The introduction of counterfeit currency into the local economy of Hope, Ark., is on the rise, according to Hope Police Chief J.R. Wilson.
“While certainly the types of incidents reported to Hope Police Department that involve counterfeit currency do not pose a serious threat to our local economy, nonetheless, over the past two months, the Hope Police Department has seen a significant rise in the cases reported.”
Over a 41-day period, the police dept. seized 16 counterfeit bills related to 14 separate incidents. This volume of activity in such a short period of time is unusual for such a small town, the sheriff said.
In 2013, the Hope Police Department worked 40 cases related to forgery, of which 12 cases concerned the counterfeit of U.S. Currency. In 2012, the department worked 58 cases related to forgery of which 28 cases concerned the counterfeit of U.S. Currency.
“There has been a significant statistical increase of incidents documenting the seizure of counterfeit currency within our jurisdiction since June 13, 2014,” Chief Wilson said.
“The data is suggestive of possible local production.”
The police department submits all counterfeit currency to the U.S. Secret Service along with a copy of incident reports. Hope Police works in cooperation with Federal, State and other local authorities to resolve issues pertaining to counterfeiting, Chief Wilson added.
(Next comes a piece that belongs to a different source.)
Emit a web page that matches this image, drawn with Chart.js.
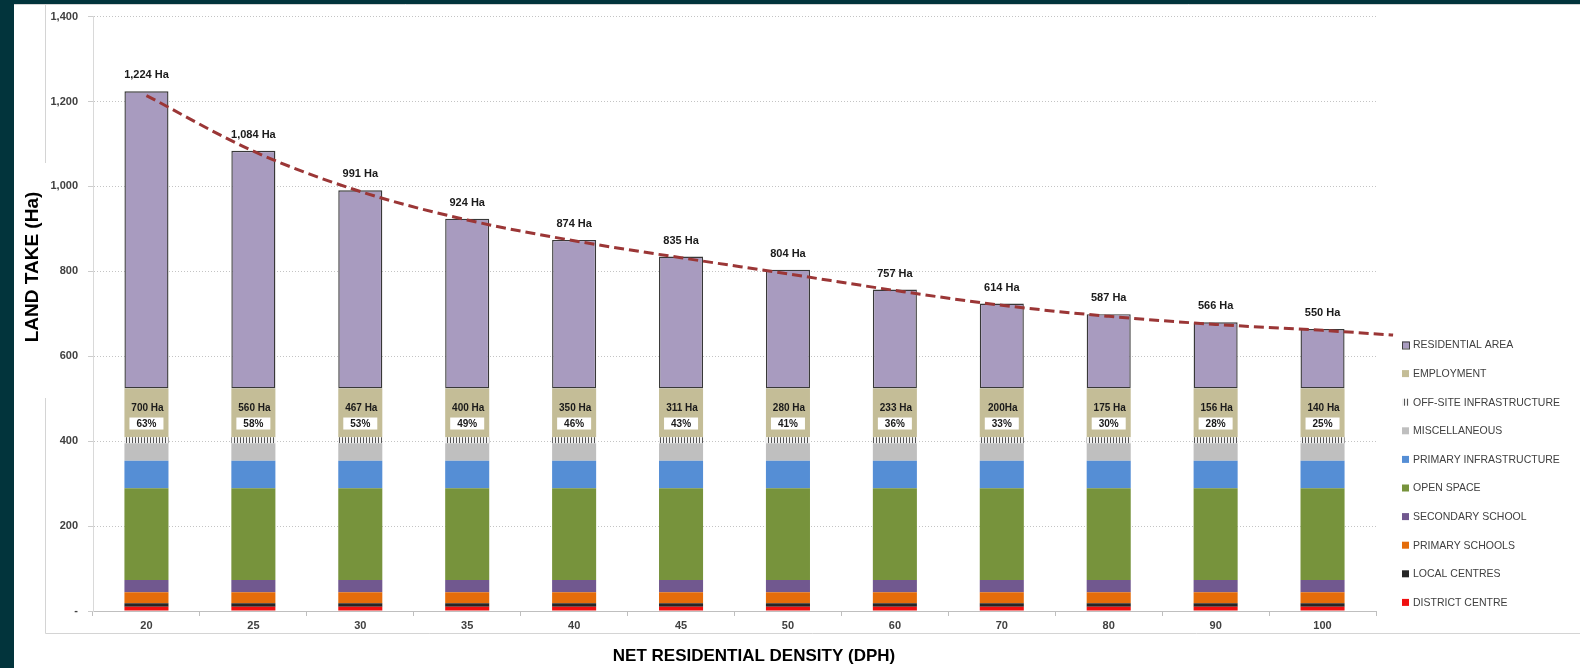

Concerning the importance of citizen recognition and information related to criminal activity, Chief Wilson said citizens play a vital role in the creation of safe neighborhoods and cities by refusing to tolerate criminal activity and providing specific credible information to detect and resolve crime.
“With respect to the counterfeit of U.S. Currency, I would encourage our citizens to notify police immediately if you suspect any activity associated with the fraudulent reproduction of Federal Reserve Notes or other commercial paper; to become familiar with our currency and how to detect fraudulent representations; to be prepared to provide specific and detailed information pertaining to circumstances surrounding perceived criminal activity; and to visit the Secret Service and other websites to learn about the security features related to US Currency,” he said.
“Of particular importance over the last decade has been the introduction of enhanced security features such as the watermark and the embedded security thread in some Federal Reserve Notes,” Chief Wilson added.
“Safe neighborhoods, towns and cities are directly related to citizen involvement. Stand up and speak out,” he said. “Only together can we ensure a great city for ourselves, our children, and our neighbors.”